IN LATE 2001, when I first started blogging, I remember how adamant I felt about keeping my blog posts local (on my laptop) because that was the only way I could hold claim to the content. I bounced between several hosts, not knowing who would be around in a year or two and I really wanted to keep my content in a place where I could touch it. Back then, I kept Radio Userland running on my laptop and I could watch my hard drive fill up with XML content from Radio as I clicked through 1000 blog posts. I remember talking with Karlin Lillington and Gavin Sheridan, both Radio Userland bloggers in the early days, as we tried to figure out how to uncork Radio when it just didn't want to publish to the online site. Karlin, the journalist, pointed out that writing a blog post was meaningless unless it could be accessed from anywhere. You had to publish online if you wanted to connect to others in a meaningful way. Some of the motivation that pushed me to try Blogger and then Movable Type lay in the idea that both of those systems shoveled your work directly to the global cloud of bloggers. By their very nature, their blogging architecture made blogging more accessible.
You can reduce blogging to writing. In the beginning, blogs were human endeavors--I started blogging by outlining thoughts in journals such as the one in the photo (above left). Then they evolved to incorporate more than writing and blogs became more like aggregators. Today, I think much of the new activity lies in social networking, not blogging. Those new activities often incorporate video streams, shared music, lifestreams and microcontent such as the small strings of text familiar to communities such as Twitter, Jaiku and Pownce. What I once knew as blogging is morphing into a distributed system of microcontent generation.
I point to Google and the rise of cloud computing when explaining how all this has happened. Simple yet effective digital connectivity has penetrated many nooks and crannies of our society, changing how we view "friends" and "degrees of separation" along the way.
There is some concern about the sanctity of space surrounding these social networks, including some strident calls telling brand managers, communications consultants or social media experts to back away from the play space. Some irritable twentysomethings resent established communicators slapping new labels on parts of their cyberspace neighbourhoods. I don't think there's any need for protectionism, especially considering that the current recession brings with it a trough of disillusionment because you won't get results quickly from single blog posts nor will you cement meaningful relationships just by tweeting 40,000 times.
What you will discover is that the cloud powering social networking is going to grow. Its expansion follows naturally from a combination of ever cheaper and more powerful personal communications devices that can transceive in the background. For example, I have a Nokia E90 that knows where I am in the world and it automatically tells Flickr, the photo-sharing site, my latitude and longitude whenever I click an image upstream to the Flickr cloud. When I walk into a room, my E90 knows the number of people it trusts and it tells me that on screen while advising those trusted about parts of my calendar it would like to share. I can talk into my phone and with just three clicks of a menu, I can share the high-quality audio clip with a worldwide audience. Just a single click is needed to share a low-quality video clip with a live audience.
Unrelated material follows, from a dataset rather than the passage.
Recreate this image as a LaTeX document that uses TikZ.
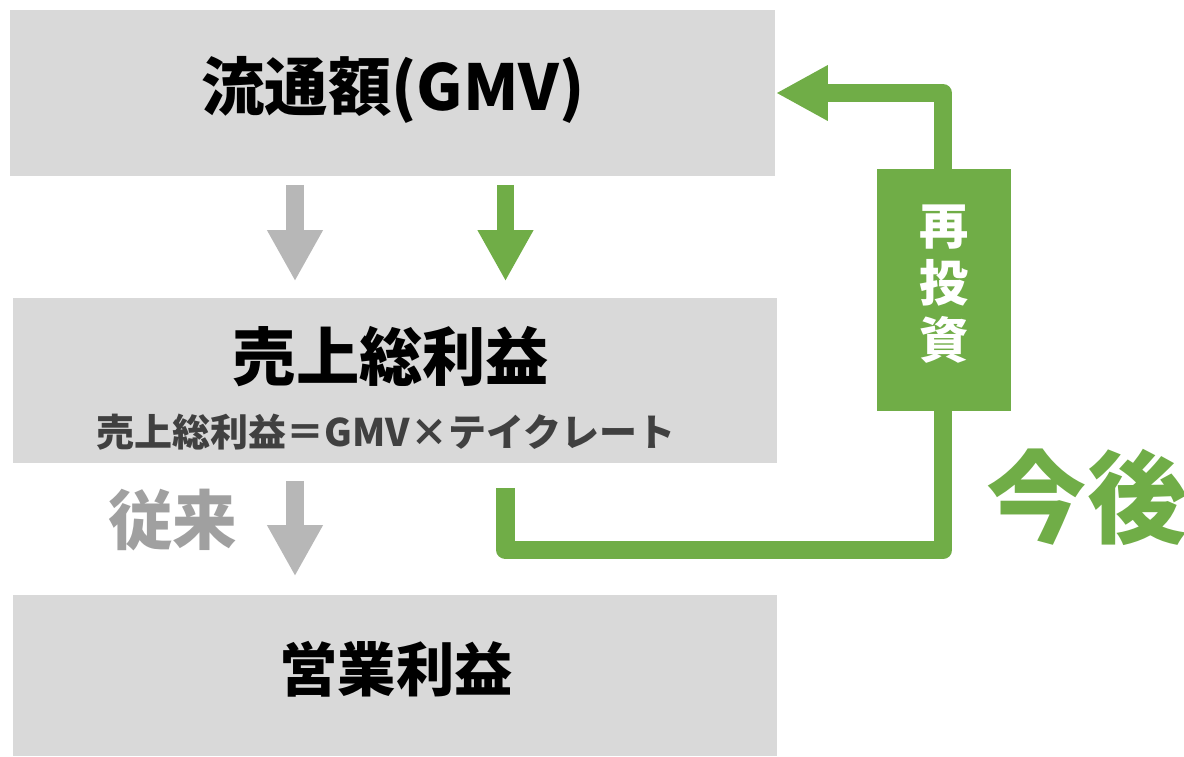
\documentclass[tikz,border=0pt]{standalone}
\usepackage{fontspec}
\newfontfamily\cjk{Noto Sans CJK JP}
\usetikzlibrary{arrows.meta,positioning,calc,backgrounds}
\definecolor{boxgray}{HTML}{D9D9D9}
\definecolor{arrgray}{HTML}{B7B7B7}
\definecolor{leafgreen}{HTML}{70AD47}
\definecolor{subgray}{HTML}{404040}
\definecolor{oldgray}{HTML}{A0A0A0}
\tikzset{stage/.style={fill=boxgray, minimum width=7.64cm, inner sep=0pt},
         bigtext/.style={font=\cjk\bfseries\fontsize{18}{20}\selectfont, inner sep=0pt},
         fatarrow/.style={line width=0.17cm, -{Triangle[length=0.51cm,width=0.52cm]}}}

\begin{document}
\begin{tikzpicture}[x=0.01cm,y=-0.01cm]
\useasboundingbox (0,0) rectangle (1184,756);

\node[stage, minimum width=7.65cm, minimum height=1.66cm] (gmv) at (392.5,93) {};
\node[stage, minimum height=1.65cm] (gross) at (395,380.5) {};
\node[stage, minimum height=1.61cm] (op) at (395,675.5) {};

\node[bigtext] (gmvlabel) at (393,90) {流通額(GMV)};
\node[bigtext] (grosslabel) at (391,357) {売上総利益};
\node[inner sep=0pt, text=subgray, font=\cjk\bfseries\fontsize{10.8}{12}\selectfont] (formula) at (386,432) {売上総利益＝GMV×テイクレート};
\node[bigtext, font=\cjk\bfseries\fontsize{16.6}{18}\selectfont] (oplabel) at (396,669) {営業利益};

\node[fill=leafgreen, minimum width=1.34cm, minimum height=2.42cm, inner sep=0pt] (reinvest) at (944,290) {};
\node[text=white, align=center, inner sep=0pt, font=\cjk\bfseries\fontsize{14}{16.2}\selectfont] (reinvestlabel) at (944,284) {再\\投\\資};

\node[text=oldgray, inner sep=0pt, font=\cjk\bfseries\fontsize{18.4}{20}\selectfont] (before) at (173,520) {従来};
\node[text=leafgreen, inner sep=0pt, font=\cjk\bfseries\fontsize{28.5}{30}\selectfont] (after) at (1087,497) {今後};

\draw[fatarrow, arrgray] ($(gmv.south)+(-97.5,8)$) -- ($(gross.north)+(-100,-16)$);
\draw[fatarrow, leafgreen] ($(gmv.south)+(113,8)$) -- ($(gross.north)+(110.5,-16)$);
\draw[fatarrow, arrgray] ($(gross.south)+(-100,17)$) -- ($(op.north)+(-100,-18)$);

% reinvestment loop, kept behind the green box
\begin{scope}[on background layer]
\draw[leafgreen, line width=0.18cm, line join=round, -{Triangle[length=0.52cm,width=0.52cm]}]
      ($(gross.south)+(110.5,24)$) |- ($(reinvest.south)+(-1,138.5)$) -- ($(reinvest.north |- gmv.east)+(-1,0)$) -- (gmv.east);
\end{scope}
\end{tikzpicture}
\end{document}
From feedback on the job, I know some companies who have moved into this cloud of social networking because several recent Tipperary Institute graduates are cautiously positioning their employers in this space. I suspect the current economic malaise will increase the pressure on companies to become more efficient by getting in front of people with a lower expenditure and that could mean jumping onto the social networking cloud.
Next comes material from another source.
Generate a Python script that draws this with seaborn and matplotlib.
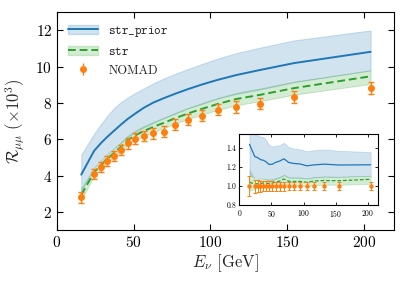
import numpy as np
import pandas as pd
import seaborn as sns
import matplotlib
matplotlib.use("Agg")
import matplotlib.pyplot as plt
from matplotlib.patches import Patch
from matplotlib.lines import Line2D

# ---------------- data ----------------
energy = [15.8, 24.2, 28.8, 32.9, 37.2, 41.6, 46.1, 51.1, 56.5, 62.8,
          69.5, 76.8, 85.3, 94.6, 105.0, 117.0, 132.5, 154.7, 204.5]
nomad = [2.81, 4.09, 4.46, 4.80, 5.08, 5.41, 5.79, 6.03, 6.18, 6.34,
         6.41, 6.80, 7.07, 7.31, 7.64, 7.79, 7.97, 8.34, 8.83]
nomad_err = [0.30, 0.28, 0.28, 0.28, 0.28, 0.28, 0.30, 0.30, 0.30, 0.30,
             0.30, 0.30, 0.30, 0.30, 0.30, 0.32, 0.32, 0.33, 0.35]

prior = [4.05, 5.36, 5.80, 6.14, 6.47, 6.80, 7.12, 7.42, 7.73, 8.02,
         8.26, 8.50, 8.76, 9.02, 9.28, 9.54, 9.82, 10.20, 10.82]
prior_hi = [5.15, 6.30, 6.85, 7.30, 7.72, 8.04, 8.30, 8.55, 8.80, 9.08,
            9.35, 9.60, 9.87, 10.15, 10.45, 10.75, 11.05, 11.45, 12.00]
prior_lo = [3.15, 4.45, 4.85, 5.20, 5.50, 5.80, 6.10, 6.40, 6.65, 6.90,
            7.15, 7.40, 7.70, 7.95, 8.25, 8.50, 8.75, 9.15, 9.80]

strf = [2.93, 4.18, 4.58, 4.93, 5.25, 5.58, 5.95, 6.22, 6.45, 6.68,
        6.90, 7.15, 7.42, 7.68, 7.95, 8.22, 8.45, 8.82, 9.47]
str_hi = [3.29, 4.40, 4.80, 5.15, 5.48, 5.82, 6.20, 6.48, 6.72, 6.96,
          7.19, 7.45, 7.73, 8.00, 8.28, 8.56, 8.80, 9.18, 9.80]
str_lo = [2.67, 3.98, 4.38, 4.72, 5.03, 5.35, 5.70, 5.96, 6.18, 6.40,
          6.61, 6.85, 7.11, 7.36, 7.62, 7.88, 8.10, 8.46, 9.05]

BLUE, ORANGE, GREEN = "#1f77b4", "#ff7f0e", "#2ca02c"

sns.set_theme(style="ticks")
plt.rcParams.update({
    "font.family": ["cmr10", "DejaVu Serif"],
    "mathtext.fontset": "cm",
    "axes.formatter.use_mathtext": True,
    "axes.unicode_minus": False,
    "axes.edgecolor": "black",
    "axes.linewidth": 0.8,
    "xtick.color": "black",
    "ytick.color": "black",
})

df = pd.DataFrame({"E": energy, "nomad": nomad, "err": nomad_err,
                   "prior": prior, "prior_hi": prior_hi, "prior_lo": prior_lo,
                   "str": strf, "str_hi": str_hi, "str_lo": str_lo})

fig = plt.figure(figsize=(4.07, 2.85), dpi=100)
ax = fig.add_axes([0.140, 0.193, 0.829, 0.764])

ax.fill_between(df["E"], df["prior_lo"], df["prior_hi"], color=BLUE, alpha=0.2, lw=0.8)
sns.lineplot(data=df, x="E", y="prior", ax=ax, color=BLUE, lw=1.4)
ax.fill_between(df["E"], df["str_lo"], df["str_hi"], color=GREEN, alpha=0.2, lw=0.8)
sns.lineplot(data=df, x="E", y="str", ax=ax, color=GREEN, lw=1.4, linestyle=(0, (4, 2)))
ax.errorbar(df["E"], df["nomad"], yerr=df["err"], fmt="o", color=ORANGE,
            ms=4, capsize=2.2, elinewidth=1.0, capthick=1.0)

ax.set_xlim(0, 220)
ax.set_ylim(1, 13)
ax.set_xticks([0, 50, 100, 150, 200])
ax.set_yticks([2, 4, 6, 8, 10, 12])
ax.tick_params(direction="in", top=True, right=True, length=4, width=0.8, labelsize=11)
ax.set_xlabel(r"$E_\nu$ [GeV]", fontsize=12, labelpad=2)
ax.set_ylabel(r"$\mathcal{R}_{\mu\mu}\ (\times 10^3)$", fontsize=12, labelpad=6)

handles = [
    (Patch(facecolor=BLUE, alpha=0.2, edgecolor=BLUE), Line2D([], [], color=BLUE, lw=1.4)),
    (Patch(facecolor=GREEN, alpha=0.2, edgecolor=GREEN), Line2D([], [], color=GREEN, lw=1.4, linestyle=(0, (4, 2)))),
    ax.errorbar([], [], yerr=[], fmt="o", color=ORANGE, ms=4, capsize=2.2, elinewidth=1.0),
]
labels = [r"$\mathtt{str\_prior}$", r"$\mathtt{str}$", "NOMAD"]
ax.legend(handles, labels, loc="upper left", frameon=False, fontsize=9,
          handlelength=2.4, borderaxespad=0.5, labelspacing=0.55)

# ---------------- inset (ratio to data) ----------------
ins = fig.add_axes([0.588, 0.280, 0.341, 0.250])
E = np.array(energy)
d = np.array(nomad)
ins.fill_between(E, np.array(prior_lo) / d, np.array(prior_hi) / d, color=BLUE, alpha=0.2, lw=0.6)
ins.plot(E, np.array(prior) / d, color=BLUE, lw=0.9)
ins.fill_between(E, np.array(str_lo) / d, np.array(str_hi) / d, color=GREEN, alpha=0.2, lw=0.6)
ins.plot(E, np.array(strf) / d, color=GREEN, lw=0.9, linestyle=(0, (3, 1.5)))
ins.errorbar(E, d / d, yerr=np.array(nomad_err) / d, fmt="o", color=ORANGE,
             ms=2.2, capsize=1.2, elinewidth=0.7, capthick=0.7)
ins.set_xlim(0, 216)
ins.set_ylim(0.8, 1.55)
ins.set_xticks([0, 50, 100, 150, 200])
ins.set_yticks([0.8, 1.0, 1.2, 1.4])
ins.yaxis.set_major_formatter(matplotlib.ticker.FormatStrFormatter("%.1f"))
ins.tick_params(direction="in", top=True, right=True, length=2.5, width=0.6, labelsize=5.5, pad=2)
for s in ins.spines.values():
    s.set_linewidth(0.8)
ins.set_xlabel("")
ins.set_ylabel("")

fig.savefig("out.png", dpi=100)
Social networking can be a complex undertaking. We break the space into three layers in my social media classroom: infrastructure (like Twitter or Facebook), applications (like with the iPhone, Nokia's Series 60 client, or Android), and the periphery (tweet-ups, call-ins, or unconferences). All three of these layers will impact on the way people grade their IT experiences and all three need to grow together in order to help the social networking cloud get thicker. Based on what I see in my pocket and on the Christmas wish lists of many third level students, social networking has become commoditised, even before we've agreed in how we use it effectively.